Are you saying President Huckabee might decide he wasn’t going to obey the ruling on desegregation, or like President Nixon to turn over the tapes? You know, it’s up in the air as to whether you’re going to obey the Supreme Court?

HUCKABEE: Well, Chris, as you know, George Will is no fan of mine. He’s not very fond of me. He recently called me appalling. So, I’m not surprised he would make such a false comparison.

But the point is, in that case, the Supreme Court had ruled the legislature and the executive branch had agreed with the Supreme Court, and precisely what happened is what should happen. The president ordered the airborne to come in and enforce the law, the law that did exist.

WALLACE: But —

HUCKABEE: It wasn’t that the president defied the law. The president was carrying out the law and using all the forces at his resource to do it.

WALLACE: But, OK, let’s say the president decided, “I don’t like the Supreme Court’s ruling on that,” let’s say Nixon had said, for instance, in Watergate, “I don’t want to turn over the tapes and the court can’t make me”?

HUCKABEE: Well, the president has to follow whatever the law is. Does Congress have a law that tells him what he is going to do? In that case, the Congress was ready to impeach Nixon and he ultimately resigned.

So “the president has to follow whatever the law is,” except if he’s Mike Huckabee railing against gay marriage? Huckabee’s notion is incoherent and in any event a recipe for chaos and lawlessness. The right wing can’t demand the president abide by existing immigration law and any rulings on his executive order while at the same time preaching lawlessness on gay marriage. Huckabee is either deeply cynical or deeply ignorant, but in either case he offers a mirage for the unsophisticated. In doing so he, in essence, says that elected leaders are lying or misleading the public when they say they must obey the court’s ruling. In short, Huckabee is spreading cynicism and a sense of betrayal.

He does not stop there. He and politicians like senators Ted Cruz (R-Tex.) and Rand Paul (R-Ky.) prey on voters’ fears that their phone calls are being listened to and their e-mails read. As Wallace reminded Huckabee, “Section 215 of the Patriot Act, which is the section that is going to expire on June 1st, has nothing to do with listening in on phone calls. It’s just recording the fact that my phone number called your phone number. So, aren’t you, one, wrong there when you talk about listening in?” But facts don’t get in the way of the fear-mongers. Again the result is to spread suspicion and cynicism.
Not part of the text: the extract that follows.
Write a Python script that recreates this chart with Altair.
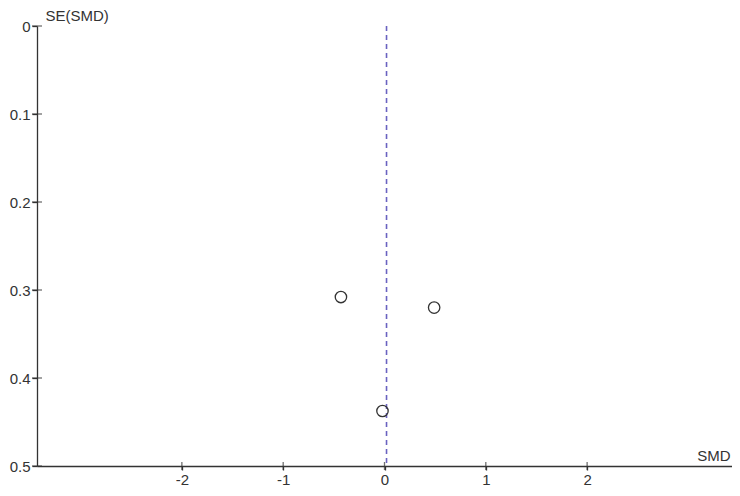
import altair as alt
import pandas as pd

# Study estimates
smd = [-0.43, 0.49, -0.02]
se_smd = [0.308, 0.320, 0.4375]
pooled_smd = [0.02]

x_ticks = [-2, -1, 0, 1, 2]
y_ticks = [0, 0.1, 0.2, 0.3, 0.4, 0.5]

studies = pd.DataFrame({"SMD": smd, "SE": se_smd})
pooled = pd.DataFrame({"SMD": pooled_smd})
xt = pd.DataFrame({"v": x_ticks})
yt = pd.DataFrame({"v": y_ticks})

W, H = 695, 440
ink = "#333333"
FONT = "Liberation Sans"

xscale = alt.Scale(domain=[-3.43, 3.43], nice=False, zero=False)
yscale = alt.Scale(domain=[0, 0.5], reverse=True, nice=False, zero=False)

xaxis = alt.Axis(
    values=x_ticks, title="SMD", grid=False, tickSize=4, labelPadding=2,
    titleX=W - 2, titleY=-6, titleAlign="right", titleBaseline="alphabetic",
    titleFontWeight="normal", labelExpr="datum.value + ''",
)
yaxis = alt.Axis(
    values=y_ticks, title="SE(SMD)", grid=False, tickSize=5, labelPadding=2,
    titleAngle=0, titleX=8, titleY=-6, titleAlign="left",
    titleBaseline="alphabetic", titleFontWeight="normal", labelFlush=False,
    labelExpr="datum.value + ''",
)

points = alt.Chart(studies).mark_point(
    shape="circle", filled=False, size=130, stroke=ink, strokeWidth=1.3, opacity=1
).encode(
    x=alt.X("SMD:Q", scale=xscale, axis=xaxis),
    y=alt.Y("SE:Q", scale=yscale, axis=yaxis),
)

line = alt.Chart(pooled).mark_rule(
    color="#6a62c0", strokeDash=[5, 4], strokeWidth=1.6
).encode(x=alt.X("SMD:Q", scale=xscale))

xtick_marks = alt.Chart(xt).mark_tick(
    orient="vertical", size=8, thickness=1.3, color=ink
).encode(x=alt.X("v:Q", scale=xscale), y=alt.value(H))

ytick_marks = alt.Chart(yt).mark_tick(
    orient="horizontal", size=10, thickness=1.3, color=ink
).encode(y=alt.Y("v:Q", scale=yscale), x=alt.value(0))

chart = alt.layer(line, xtick_marks, ytick_marks, points).properties(
    width=W, height=H,
    autosize=alt.AutoSizeParams(type="none"),
    padding={"left": 29, "top": 18, "right": 0, "bottom": 20},
).configure_view(stroke=None).configure_axis(
    domainColor=ink, domainWidth=1.3, tickColor=ink, tickWidth=1.3,
    labelColor=ink, titleColor=ink, labelFont=FONT, titleFont=FONT,
    labelFontSize=15, titleFontSize=15,
)

chart.save("out.html", embed_options={"renderer": "svg", "actions": False})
There is plenty to be upset about in Washington. Seven years into the Obama administration there is no entitlement or tax reform, for example. Immigration reform is going nowhere (in part, because there are those to tell the public that immigrants will steal our jobs and lower wages). The international scene is frightful. But while presidential candidates should highlight legitimate failures, they should not heighten the anti-government and conspiratorial fever that already exists. The GOP voters can do their part as well — by rejecting the cranks and fear-mongers. They could start by sending Huckabee packing.